The Ottawa festival is heavy on underground and experimental talents, bringing the party back to the Arts Court for the second time this year.

by Ben Boddez

Returning only a couple months later after a successful summer edition, Ottawa-based nonprofit Debaser’s fall edition of the Pique festival is bringing some more underground and experimental heavy-hitters to perform in the city’s Arts Court. Taking place on September 28, the music will also be accompanied by art exhibitions, artist talks and even an event dubbed the Queertopia Kiki Ball, featuring drag and ballroom performance and a story inspired by “a world where queer people were never persecuted.”

 

With a pay-what-you-can price point, a drive to create an accessible and inclusive atmosphere, and more than 30 artists, curators, and speakers – including a relatively evened-out blend of local acts and out-of-towners – set to bring their talents to Ottawa’s downtown core over the course of the day, Pique prides themselves on being able to recruit some of the most groundbreaking, diverse and topical acts for the current times. They term their genre umbrella this year as being “from experimental sound art and tropical dance pop to minimal electronic, post-internet hyperpop, ethereal soundscapes, neo-soul R&B, and many styles in between.”

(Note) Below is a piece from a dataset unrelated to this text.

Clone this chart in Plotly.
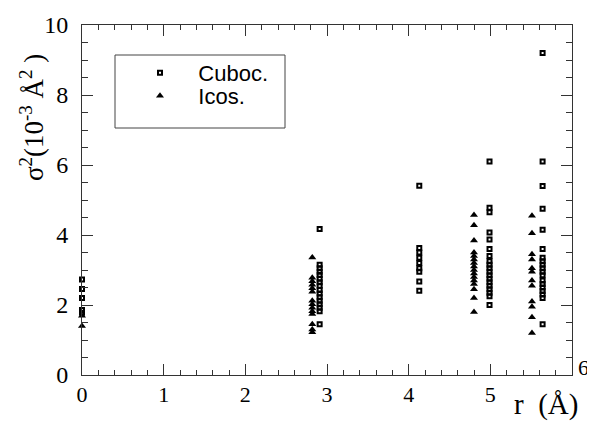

Here are some of our picks for the festival’s can’t-miss musical sets. 

8485

With an alluring and mysterious image – having refused to reveal any details surrounding her name, age, and origins – and a sound that lands somewhere between drum n’ bass, cyberpunk and all-out pop music, 8485 has been making waves in the SoundCloud underground and is on the verge of breaking out as a pop artist to watch – already having teamed up with acts like Anamanaguchi, underscores and Frost Children. A member of the Helix Tears collective that has been turning heads in hyperpop communities since 2020, the backstory that she’ll tell you is that 8485 is actually an AI consciousness embedded in the body of a human woman. You’ll have to see her set to believe it. 

 

Cecile Believe

Now based in LA, you’ve been able to find her name in the liner notes consistently when it comes to some essential projects to the hyperpop movement. Now, however, the Montreal-born artist will be returning to her home country to play a set taking place only weeks after her inclusion on electronic pioneer SOPHIE’s posthumous album. After having worked as a producer and songwriter with the likes of Kero Kero Bonito, A. G. Cook, Shygirl, Caroline Polachek, Dorian Electra and Hannah Diamond in the past, Believe is now touring behind her first solo material since 2020’s Plucking A Cherry From The Void

 

LA Timpa

Born in Nigeria and having emigrated to Toronto at the age of six before relocating to London, Pique will be a homecoming of sorts for noise-pop musician LA Timpa as well. With roots as a DJ, Timpa’s music is often constructed out of ghostly loops that are as ambitious as his stated goals for his music: to “subconsciously understand the vast nature of death, erotica, devotion, ailment, wilful change, and the nature of man and life.” 

 

Olivia Shortt

An Indigenous saxophonist self-described as a “weirdo, noisemaker, video artist, wannabe fashion icon, curator and composer,” Olivia Shortt’s artwork has been exploring the intersection of Indigeneity, gender expression and drag. The performance that they have been preparing for Pique is termed a “semi-structured improvisational composition about corvids” – a classification of birds that includes crows and ravens – and will revolve around the rituals they have for mourning their dead and how they parallel our own. With backgrounds in theatre and performance art to go along with it all, it’s unlikely that anyone will be able to predict what they’ll do next. 

 

Pelada

Returning to the festival after playing the summer edition, it’s clear why Montreal rave-punk duo Pelada are a favourite artist of the Pique Festival: they certainly aren’t an act you can expect to conform to just about any of the typical trappings of their genre label. Recently longlisted for the 2024 Polaris Prize and having announced that 2024 will be the last year containing Pelada live performances, the Spanish-speaking duo have been co-signed by everyone from punk godfather Iggy Pop to fellow Montreal native and horrorcore rapper Backxwash. With lyrics that often speak to social justice and revolution, be prepared for an act that’s equal parts party and protest.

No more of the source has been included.